Daniel Blanche and the democratic people’s republics

In his review of Ben White’s book, evangelical blogger Daniel Blanche compares the Jewish character of the state of Israel to the BNP:

[…] it defines itself in ethno-religious terms. Only Jews can be Israeli nationals; all Jews are welcome in Israel. Imagine if someone suggested that Britain should define itself in terms of a particular ethnic identity! Oh, wait, that would be the BNP – and we don’t like them, right?
Ultimately, Ben argues that Israel/Palestine must be a place where Jews and Palestinians are equal under the law, and a state which exists for the good of all its citizens. This is much more radical than the two-state solution, much more difficult to move towards than even that mirage. But anything else enshrines racism as a successful nation building strategy.
The world really doesn’t want to go there.

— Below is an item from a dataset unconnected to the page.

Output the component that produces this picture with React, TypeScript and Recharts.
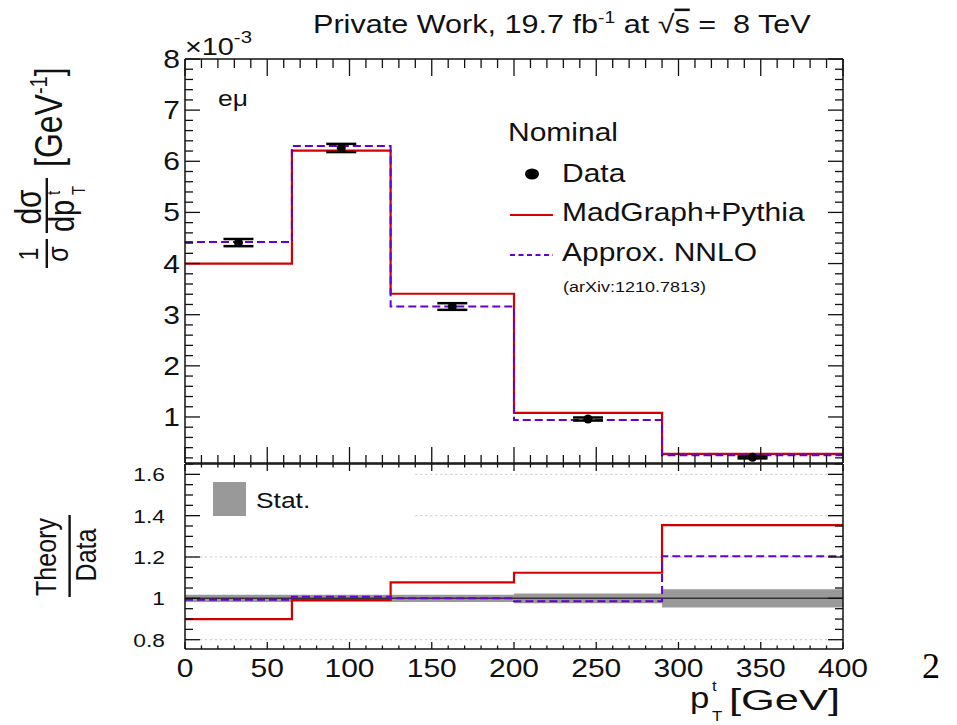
import React from "react";
import {
  ComposedChart, Line, Scatter, ErrorBar, Area,
  XAxis, YAxis, ReferenceLine,
} from "recharts";

const FONT = '"Liberation Sans", Arial, Helvetica, sans-serif';
const SX = 1.2; // glyphs are drawn a bit wide, ROOT-canvas style
const RED = "#d40000";
const VIOLET = "#6600cc";
const FRAME = { stroke: "#111", strokeWidth: 1.5 };

const W = 957;
const H = 725;

// p_T^t binning [GeV]
const binEdges = [0, 65, 125, 200, 290, 400];
const binCenters = [32.5, 95, 162.5, 245, 345];

// 1/sigma dsigma/dpT in units of 1e-3 GeV^-1
const dataXsec = [4.41, 6.26, 3.16, 0.96, 0.21];
const dataErr = [0.07, 0.08, 0.065, 0.03, 0.02];
const madgraphXsec = [4.0, 6.21, 3.41, 1.08, 0.28];
const nnloXsec = [4.42, 6.3, 3.16, 0.94, 0.25];

// theory / data
const madgraphRatio = [0.9, 0.992, 1.077, 1.124, 1.354];
const nnloRatio = [0.993, 1.008, 1.0, 0.986, 1.204];
const statRelErr = [0.018, 0.018, 0.018, 0.024, 0.044];

const xMajorTicks = [0, 50, 100, 150, 200, 250, 300, 350, 400];
const xTickLabels = ["0", "50", "100", "150", "200", "250", "300", "350", "400"];
const yMajorTicks = [1, 2, 3, 4, 5, 6, 7, 8];
const yTickLabels = ["1", "2", "3", "4", "5", "6", "7", "8"];
const ratioMajorTicks = [0.8, 1, 1.2, 1.4, 1.6];
const ratioTickLabels = ["0.8", "1", "1.2", "1.4", "1.6"];

const Y_DOMAIN: [number, number] = [0.1, 8];
const R_DOMAIN: [number, number] = [0.755, 1.65];
const X_DOMAIN: [number, number] = [0, 400];

// histogram rows for stepAfter lines: last bin content repeated at the upper edge
const stepRows = (vals: number[]) =>
  binEdges.map((x, i) => ({ x, v: vals[Math.min(i, vals.length - 1)] }));

const bandRows = binEdges.map((x, i) => {
  const s = statRelErr[Math.min(i, statRelErr.length - 1)];
  return { x, band: [1 - s, 1 + s] };
});

const dataPoints = binCenters.map((x, i) => ({ x, y: dataXsec[i], err: dataErr[i] }));

function minorTicks(lo: number, hi: number, step: number) {
  const out: number[] = [];
  for (let k = Math.ceil(lo / step - 1e-9); k * step <= hi + 1e-9; k++) {
    out.push(+(k * step).toFixed(4));
  }
  return out;
}

type Side = "left" | "right" | "top" | "bottom";

// draws inward tick marks (and optional labels) at the axis position recharts hands us
function tickMaker(
  side: Side,
  majors: number[],
  labels: string[] | null,
  majorLen: number,
  minorLen: number,
  fontSize = 25,
) {
  return (props: any) => {
    const { x, y, payload } = props;
    const v = payload.value as number;
    const mi = majors.findIndex(m => Math.abs(m - v) < 1e-6);
    const len = mi >= 0 ? majorLen : minorLen;
    const dx = side === "left" ? len : side === "right" ? -len : 0;
    const dy = side === "top" ? len : side === "bottom" ? -len : 0;
    const txt = labels && mi >= 0 ? labels[mi] : null;
    return (
      <g>
        <line x1={x} y1={y} x2={x + dx} y2={y + dy} stroke="#111" strokeWidth={1.3} />
        {txt && side === "left" && (
          <text
            transform={`translate(${x - (fontSize > 22 ? 5 : 20)},${y}) scale(${SX},1)`}
            dy="0.36em" textAnchor="end" fontSize={fontSize} fontFamily={FONT} fill="#111"
          >{txt}</text>
        )}
        {txt && side === "bottom" && (
          <text
            transform={`translate(${x},${y + 28}) scale(${SX},1)`}
            textAnchor="middle" fontSize={fontSize} fontFamily={FONT} fill="#111"
          >{txt}</text>
        )}
      </g>
    );
  };
}

const xTicks = minorTicks(0, 400, 10);
const yTicks = minorTicks(0.1, 8, 0.2);
const rTicks = minorTicks(0.755, 1.65, 0.05);

// every axis is 1px thick so recharts draws it; the plot frame is the axis lines
const axisBase = {
  type: "number" as const,
  allowDataOverflow: true,
  interval: 0 as const,
  tickSize: 0,
  tickMargin: 0,
  tickLine: false,
  axisLine: FRAME,
};

const plotMargin = (top: number, bottom: number) => ({
  left: 185 - 1, right: W - 843 - 1, top: top - 1, bottom: H - bottom - 1,
});

function TopPanel() {
  return (
    <ComposedChart width={W} height={H} margin={plotMargin(59, 463)}>
      <XAxis {...axisBase} xAxisId="b" dataKey="x" domain={X_DOMAIN} ticks={xTicks} height={1}
        tick={tickMaker("bottom", xMajorTicks, null, 16, 8)} />
      <XAxis {...axisBase} xAxisId="t" orientation="top" dataKey="x" domain={X_DOMAIN} ticks={xTicks} height={1}
        tick={tickMaker("top", xMajorTicks, null, 17, 9)} />
      <YAxis {...axisBase} yAxisId="l" domain={Y_DOMAIN} ticks={yTicks} width={1}
        tick={tickMaker("left", yMajorTicks, yTickLabels, 15, 8)} />
      <YAxis {...axisBase} yAxisId="r" orientation="right" domain={Y_DOMAIN} ticks={yTicks} width={1}
        tick={tickMaker("right", yMajorTicks, null, 15, 8)} />

      <Line xAxisId="b" yAxisId="l" data={stepRows(madgraphXsec)} dataKey="v" type="stepAfter"
        stroke={RED} strokeWidth={2.2} dot={false} activeDot={false} isAnimationActive={false} />
      <Line xAxisId="b" yAxisId="l" data={stepRows(nnloXsec)} dataKey="v" type="stepAfter"
        stroke={VIOLET} strokeWidth={2} strokeDasharray="8 4" dot={false} activeDot={false}
        isAnimationActive={false} />
      <Scatter xAxisId="b" yAxisId="l" data={dataPoints} dataKey="y" isAnimationActive={false}
        shape={(p: any) => <circle cx={p.cx} cy={p.cy} r={4.5} fill="#000" />}>
        <ErrorBar dataKey="err" direction="y" width={15} stroke="#000" strokeWidth={2.5} />
      </Scatter>
    </ComposedChart>
  );
}

function RatioPanel() {
  const ax = { xAxisId: "b", yAxisId: "l" };
  const grid = { stroke: "#c4c4c4", strokeWidth: 1, strokeDasharray: "2 3" };
  return (
    <ComposedChart width={W} height={H} margin={plotMargin(464, 649)}>
      <XAxis {...axisBase} xAxisId="b" dataKey="x" domain={X_DOMAIN} ticks={xTicks} height={1}
        tick={tickMaker("bottom", xMajorTicks, xTickLabels, 7, 3.5)} />
      <XAxis {...axisBase} xAxisId="t" orientation="top" dataKey="x" domain={X_DOMAIN} ticks={xTicks} height={1}
        tick={tickMaker("top", xMajorTicks, null, 7, 3.5)} />
      <YAxis {...axisBase} yAxisId="l" domain={R_DOMAIN} ticks={rTicks} width={1}
        tick={tickMaker("left", ratioMajorTicks, ratioTickLabels, 15, 8, 19)} />
      <YAxis {...axisBase} yAxisId="r" orientation="right" domain={R_DOMAIN} ticks={rTicks} width={1}
        tick={tickMaker("right", ratioMajorTicks, null, 15, 8)} />

      <ReferenceLine {...ax} y={0.8} {...grid} />
      <ReferenceLine {...ax} y={1.2} {...grid} />
      <ReferenceLine {...ax} segment={[{ x: 140, y: 1.4 }, { x: 400, y: 1.4 }]} {...grid} />
      <ReferenceLine {...ax} segment={[{ x: 140, y: 1.6 }, { x: 400, y: 1.6 }]} {...grid} />

      <Area {...ax} data={bandRows} dataKey="band" type="stepAfter" fill="#999" fillOpacity={1}
        stroke="none" dot={false} activeDot={false} isAnimationActive={false} />
      <ReferenceLine {...ax} y={1} stroke="#333" strokeWidth={1.5} />
      <Line {...ax} data={stepRows(madgraphRatio)} dataKey="v" type="stepAfter"
        stroke={RED} strokeWidth={2.2} dot={false} activeDot={false} isAnimationActive={false} />
      <Line {...ax} data={stepRows(nnloRatio)} dataKey="v" type="stepAfter"
        stroke={VIOLET} strokeWidth={2} strokeDasharray="8 4" dot={false} activeDot={false}
        isAnimationActive={false} />
    </ComposedChart>
  );
}

// horizontally widened text
function T({ x, y, size, anchor = "start", children, fill = "#111", fit }: any) {
  return (
    <text transform={`translate(${x},${y}) scale(${SX},1)`} fontSize={size} textAnchor={anchor}
      fontFamily={FONT} fill={fill} style={{ whiteSpace: "pre" }}
      textLength={fit ? fit / SX : undefined} lengthAdjust={fit ? "spacingAndGlyphs" : undefined}
    >{children}</text>
  );
}

function Labels() {
  return (
    <svg width={W} height={H} style={{ position: "absolute", left: 0, top: 0 }}>
      {/* header */}
      <T x={313} y={33} size={25.5}>
        Private Work, 19.7 fb<tspan fontSize={16} dy={-10}>-1</tspan>
        <tspan dy={10}> at </tspan>√<tspan textDecoration="overline">s</tspan> =  8 TeV
      </T>

      {/* exponent of the upper y axis */}
      <T x={185} y={55} size={24}>×10<tspan fontSize={17} dy={-12}>-3</tspan></T>
      <T x={218} y={106} size={22}>eμ</T>

      {/* legend, upper pad */}
      <T x={508} y={141} size={25}>Nominal</T>
      <ellipse cx={532} cy={174} rx={7} ry={5.5} fill="#000" />
      <T x={562} y={182} size={25}>Data</T>
      <line x1={510} x2={553} y1={215} y2={215} stroke={RED} strokeWidth={2} />
      <T x={562} y={221} size={25}>MadGraph+Pythia</T>
      <line x1={510} x2={553} y1={255} y2={255} stroke={VIOLET} strokeWidth={2} strokeDasharray="5 3.5" />
      <T x={562} y={261} size={25}>Approx. NNLO</T>
      <T x={563} y={292} size={15}>(arXiv:1210.7813)</T>

      {/* legend, ratio pad */}
      <rect x={213} y={482} width={33} height={34} fill="#999" />
      <T x={256} y={508} size={22}>Stat.</T>

      {/* y title, upper pad */}
      <g transform="translate(0,270) rotate(-90) scale(1,1.2)" fontFamily={FONT} fill="#111">
        <text x={16} y={32} fontSize={23} textAnchor="middle">1</text>
        <line x1={2} x2={31} y1={39} y2={39} stroke="#111" strokeWidth={2} />
        <text x={16} y={57} fontSize={25} textAnchor="middle">σ</text>
        <text x={63} y={34} fontSize={30} textAnchor="middle">dσ</text>
        <line x1={37} x2={92} y1={39} y2={39} stroke="#111" strokeWidth={2} />
        <text x={38} y={62} fontSize={29}>dp</text>
        <text x={75} y={50} fontSize={15}>t</text>
        <text x={75} y={71} fontSize={15}>T</text>
        <text x={103} y={52} fontSize={32}>[GeV<tspan fontSize={20} dy={-13}>-1</tspan><tspan dy={13}>]</tspan></text>
      </g>

      {/* y title, ratio pad */}
      <g transform="translate(0,600) rotate(-90) scale(1,1.2)" fontFamily={FONT} fill="#111">
        <text x={43} y={47} fontSize={25} textAnchor="middle">Theory</text>
        <line x1={3} x2={85} y1={58} y2={58} stroke="#111" strokeWidth={2} />
        <text x={45} y={80} fontSize={25} textAnchor="middle">Data</text>
      </g>

      {/* x title */}
      <T x={690} y={708} size={29}>p</T>
      <T x={712} y={691} size={14}>t</T>
      <T x={712} y={721} size={14}>T</T>
      <T x={729} y={710} size={29} fit={111}>[GeV]</T>

      <text x={922} y={678} fontSize={36} fontFamily='"Liberation Serif", "DejaVu Serif", serif' fill="#000">2</text>
    </svg>
  );
}

export default function App() {
  return (
    <div style={{ position: "absolute", left: 0, top: 0, width: W, height: H, background: "#fff" }}>
      <div style={{ position: "absolute", left: 0, top: 0 }}><TopPanel /></div>
      <div style={{ position: "absolute", left: 0, top: 0 }}><RatioPanel /></div>
      <Labels />
    </div>
  );
}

Blanche is then asked a simple question by a reader:

Do you consider states like the ARAB Republic of Egypt or the
Great Socialist People’s Libyan ARAB Jamahiriya to be intrinsically racist? If not, then why do believe that of the world’ one Jewish state?

To which Blanche replies:

1. I am as bothered by Hamas as I am by Israel, except that Israel makes claims (to liberal democracy) that Hamas doesn’t, and therefore invites the world to hold it to a higher standard.

2. Likewise, I am unimpressed by countries which define themselves as Islamic, or in terms of any other ethnic/religious identification. Also likewise, if they were to make pretensions to liberal democracy I would be even less impressed.

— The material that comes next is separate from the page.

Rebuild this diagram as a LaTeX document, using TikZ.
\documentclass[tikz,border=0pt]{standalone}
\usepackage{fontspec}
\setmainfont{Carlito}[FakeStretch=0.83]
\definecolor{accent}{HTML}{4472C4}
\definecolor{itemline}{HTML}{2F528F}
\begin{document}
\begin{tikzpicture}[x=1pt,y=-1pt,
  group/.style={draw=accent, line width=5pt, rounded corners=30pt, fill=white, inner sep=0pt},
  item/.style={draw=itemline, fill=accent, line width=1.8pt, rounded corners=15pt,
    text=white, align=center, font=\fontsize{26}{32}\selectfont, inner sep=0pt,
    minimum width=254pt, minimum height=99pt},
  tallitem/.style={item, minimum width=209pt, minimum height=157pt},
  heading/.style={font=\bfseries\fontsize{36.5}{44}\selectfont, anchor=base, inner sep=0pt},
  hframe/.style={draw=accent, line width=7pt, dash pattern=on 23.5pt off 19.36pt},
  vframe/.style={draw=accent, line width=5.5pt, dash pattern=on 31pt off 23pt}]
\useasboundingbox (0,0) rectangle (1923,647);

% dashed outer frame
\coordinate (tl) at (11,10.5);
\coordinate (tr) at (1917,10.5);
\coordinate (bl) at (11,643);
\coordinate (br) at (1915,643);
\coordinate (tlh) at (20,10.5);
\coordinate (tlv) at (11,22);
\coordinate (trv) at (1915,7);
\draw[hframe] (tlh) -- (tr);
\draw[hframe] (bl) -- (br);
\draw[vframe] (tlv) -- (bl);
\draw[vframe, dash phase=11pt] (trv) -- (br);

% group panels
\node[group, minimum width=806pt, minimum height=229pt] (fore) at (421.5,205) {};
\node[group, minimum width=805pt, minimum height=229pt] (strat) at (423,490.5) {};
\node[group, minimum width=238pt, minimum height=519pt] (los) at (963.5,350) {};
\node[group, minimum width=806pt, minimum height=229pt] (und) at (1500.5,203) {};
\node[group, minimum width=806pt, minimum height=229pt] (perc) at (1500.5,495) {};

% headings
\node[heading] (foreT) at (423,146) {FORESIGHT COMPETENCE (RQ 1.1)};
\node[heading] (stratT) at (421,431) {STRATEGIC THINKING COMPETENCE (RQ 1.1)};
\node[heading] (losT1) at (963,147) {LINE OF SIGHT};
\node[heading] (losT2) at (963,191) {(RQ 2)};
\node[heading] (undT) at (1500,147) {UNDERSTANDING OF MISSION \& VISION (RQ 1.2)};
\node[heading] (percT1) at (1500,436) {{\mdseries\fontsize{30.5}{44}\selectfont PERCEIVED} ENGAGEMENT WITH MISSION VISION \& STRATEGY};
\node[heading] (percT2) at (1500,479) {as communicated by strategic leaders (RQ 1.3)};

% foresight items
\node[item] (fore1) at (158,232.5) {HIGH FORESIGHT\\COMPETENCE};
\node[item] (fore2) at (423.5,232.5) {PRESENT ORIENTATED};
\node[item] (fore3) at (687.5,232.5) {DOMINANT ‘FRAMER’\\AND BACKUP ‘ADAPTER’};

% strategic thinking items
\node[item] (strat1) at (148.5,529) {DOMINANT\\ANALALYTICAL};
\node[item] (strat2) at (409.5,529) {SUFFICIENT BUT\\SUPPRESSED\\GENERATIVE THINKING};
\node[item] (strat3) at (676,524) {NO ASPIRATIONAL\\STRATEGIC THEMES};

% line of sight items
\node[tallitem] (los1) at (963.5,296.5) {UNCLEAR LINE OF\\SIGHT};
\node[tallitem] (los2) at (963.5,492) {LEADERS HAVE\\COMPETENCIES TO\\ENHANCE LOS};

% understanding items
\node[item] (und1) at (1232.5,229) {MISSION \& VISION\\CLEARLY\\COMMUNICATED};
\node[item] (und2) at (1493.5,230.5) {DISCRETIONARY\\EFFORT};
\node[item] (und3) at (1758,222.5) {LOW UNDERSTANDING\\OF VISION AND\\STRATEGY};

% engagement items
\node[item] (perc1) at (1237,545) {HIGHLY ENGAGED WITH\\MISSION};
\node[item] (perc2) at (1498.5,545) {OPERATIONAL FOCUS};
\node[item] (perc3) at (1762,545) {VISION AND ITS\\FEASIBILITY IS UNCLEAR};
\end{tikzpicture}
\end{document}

So Blanche is unimpressed because Israel claims to be a liberal democracy (which it is), yet doesn’t seem to notice that Libya describes itself as a ‘Great Socialist People’s Libyan Arab Jamahiriya’. Well, is it great? Is it socialist (i.e. does it care for its citizens)?

From the U.S. Department of State on Libya:

The government’s human rights record remained poor. Citizens did not have the right to change their government. Reported torture, arbitrary arrest, and incommunicado detention remained problems. The government restricted civil liberties and freedoms of speech, press, assembly, and association. The government did not fully protect the rights of migrants, asylum seekers, and refugees. Other problems included poor prison conditions; impunity for government officials; lengthy political detention; denial of fair public trial; infringement of privacy rights; restrictions of freedom of religion; corruption and lack of transparency; societal discrimination against women, ethnic minorities, and foreign workers; trafficking in persons; and restriction of labor rights.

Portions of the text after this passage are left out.